Where could I possibly be speeding at such an ungodly hour, on a deserted highway illuminated solely by my headlights? What could be so incredibly important that I dare fate, safety and the cops to stop me?
I’m on my way to a dog show.
No! No! Now hang on! This isn’t one of my essays about dog shows–or even my dogs themselves. Except in a peripheral sort of way. It’s really about the parrot who sits on my shoulder, squawking away with a diatribe that goes something like this: “Thursday! Thursday! Thursdays are for work!”
And what does the parrot shout out to me the following day? Well, on Friday he is still perched there with disapproval as I make the same drive all over again. The game hasn’t changed one bit–except that this time I’m speeding along at five a.m. instead of six. All this for a set of dog shows that runs throughout the weekend–though on Saturday and Sunday my parrot shuts up and flaps away, and it is not until Sunday, in the sixteenth hour and last lap of our four day journey, that the cops finally buzz up behind me with the threat of that well-deserved ticket. The irony is that it was on Thursday and Friday that Cody performed amazingly well, winning one of his obedience titles and making serious inroads into another.
But that’s not the point. The point is how I am feeling as I speed along in the dark. Which is guilty–that dirty little word. And not because I am breaking the laws of the highway.
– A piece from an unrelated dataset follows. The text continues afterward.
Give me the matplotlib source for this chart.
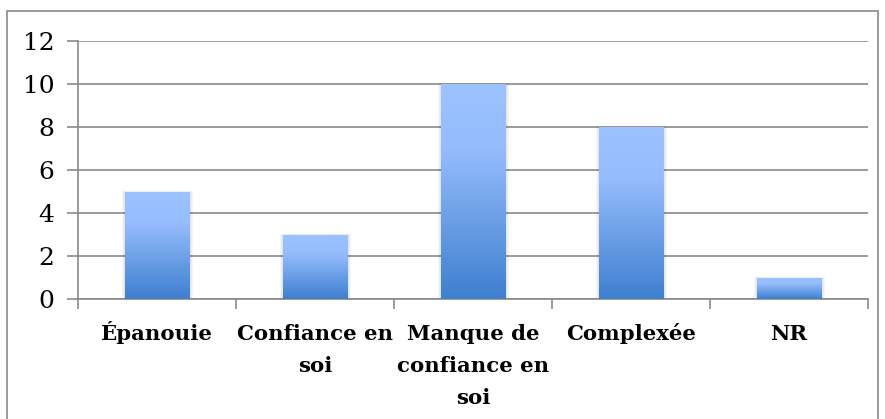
import numpy as np
import matplotlib.pyplot as plt
from matplotlib.colors import LinearSegmentedColormap
from matplotlib.patches import Rectangle
from matplotlib.transforms import offset_copy

categories = ["Épanouie", "Confiance en\nsoi", "Manque de\nconfiance en\nsoi", "Complexée", "NR"]
values = [5, 3, 10, 8, 1]
y_ticks = [0, 2, 4, 6, 8, 10, 12]

plt.rcParams['font.family'] = ['DejaVu Serif']
grid_col = '#8a8a8a'

fig = plt.figure(figsize=(8.85, 4.19), dpi=100)
ax = fig.add_axes([0.0881, 0.2864, 0.8927, 0.6157])

x = np.arange(len(values))
bars = ax.bar(x, values, width=0.41, color='none', edgecolor='none', zorder=3)

cmap = LinearSegmentedColormap.from_list(
    'g', [(0, '#3e7fcf'), (0.7, '#95bcfc'), (1, '#9cc3ff')])
grad = np.linspace(0, 1, 256).reshape(-1, 1)
for b in bars:
    x0, w, h = b.get_x(), b.get_width(), b.get_height()
    # blurred shadow, a few growing rectangles
    for k in range(1, 4):
        d = 0.006 * k
        ax.add_patch(Rectangle((x0 - d + 0.004, 0), w + 2 * d, h - 0.02 + 0.02 * k,
                               color='#000000', alpha=0.035, zorder=2.5, lw=0))
    im = ax.imshow(grad, cmap=cmap, origin='lower', aspect='auto',
                   extent=[x0, x0 + w, 0, h], zorder=3)
    im.set_clip_path(b)

ax.set_xlim(-0.5, len(values) - 0.5)
ax.set_ylim(0, 12)
ax.set_yticks(y_ticks)
ax.yaxis.grid(True, color=grid_col, lw=1.2)
ax.set_axisbelow(True)

ax.set_xticks([])
ax.set_xticks(np.arange(-0.5, len(values)), minor=True)
ax.tick_params(axis='x', which='minor', length=7, width=1.2, color=grid_col)
ax.tick_params(axis='y', length=8, width=1.2, color=grid_col, labelsize=18, pad=9)

# category labels, each line on its own baseline (32 px apart)
for i, lab in enumerate(categories):
    for j, line in enumerate(lab.split('\n')):
        tr = offset_copy(ax.get_xaxis_transform(), fig=fig, y=-(41 + 32 * j), units='dots')
        ax.text(i, 0, line, transform=tr, ha='center', va='baseline',
                fontsize=15.3, fontweight='bold', clip_on=False)

for s in ['top', 'right']:
    ax.spines[s].set_visible(False)
for s in ['left', 'bottom']:
    ax.spines[s].set_color(grid_col)
    ax.spines[s].set_linewidth(1.2)

fig.patches.append(Rectangle((7 / 885, -0.05), 871 / 885, 1.05 - 11 / 419,
                             transform=fig.transFigure, fill=False,
                             edgecolor=grid_col, lw=1.2))

fig.savefig('out.png', dpi=100)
No, in my mind, it’s just not acceptable to be taking time off from work for something “frivolous” (aka “pleasurable”) in the middle of the week. It means, “you’re not a serious person.” Or, “you’re not a serious writer.” Or something along those lines. I know dozens of other people who think just the way I do. They probably have squawking parrots of their own. And broad shoulders for them to sit on. Even Ringo Starr.
Why are we so hard on ourselves? What happened to the old fashioned notion of playing hooky? What about “all work and no play makes Jack a dull boy?”
Maybe we feel this way because we are so afraid of being judged. After all, what do some people think of dog shows–even those held on a weekend? Perhaps that they are a silly pastime. Of course, if I stop to think about it a bit more, I realize that no one else in the world really cares if I want to exhaust myself driving to a dog show at five a.m. in the middle of the week, instead of sitting down at my computer to work on my novel at nine. But oh, how I positively do not want to be seen as a lightweight! And so I must plead guilty as charged–for feeling guilty to begin with, over what is, to me, such a pleasurable diversion. And it’s such a waste of energy to worry about such things. As someone said, a day of worry is more exhausting than a week of work.
But I don’t think I’m alone. Don’t we all want our accomplishments to be those society deems acceptable–and in the eyes of some, a dog show may not qualify as a step along the road to professional success. Is it any real surprise that I wound up telling certain friends about Cody’s weekday successes in a somewhat sheepish tone? Or that I didn’t explain how I often work just as hard at training with him in practice sessions and lessons as I do while putting in hours at my computer creating characters and plots?
“One of the greatest tragedies in life is to lose your own sense of self and accept the version that is expected by everyone else.”
On Twitter today, I read the above quotation, written by K. L. Toth, and asked myself if that one concise sentence didn’t convey exactly what I was trying to say here. Maybe I’ll Scotch tape it above my desk, shove the infernal parrot off my shoulder, and finally learn that a guilty pleasure can be both a worthwhile and respectable weekday accomplishment.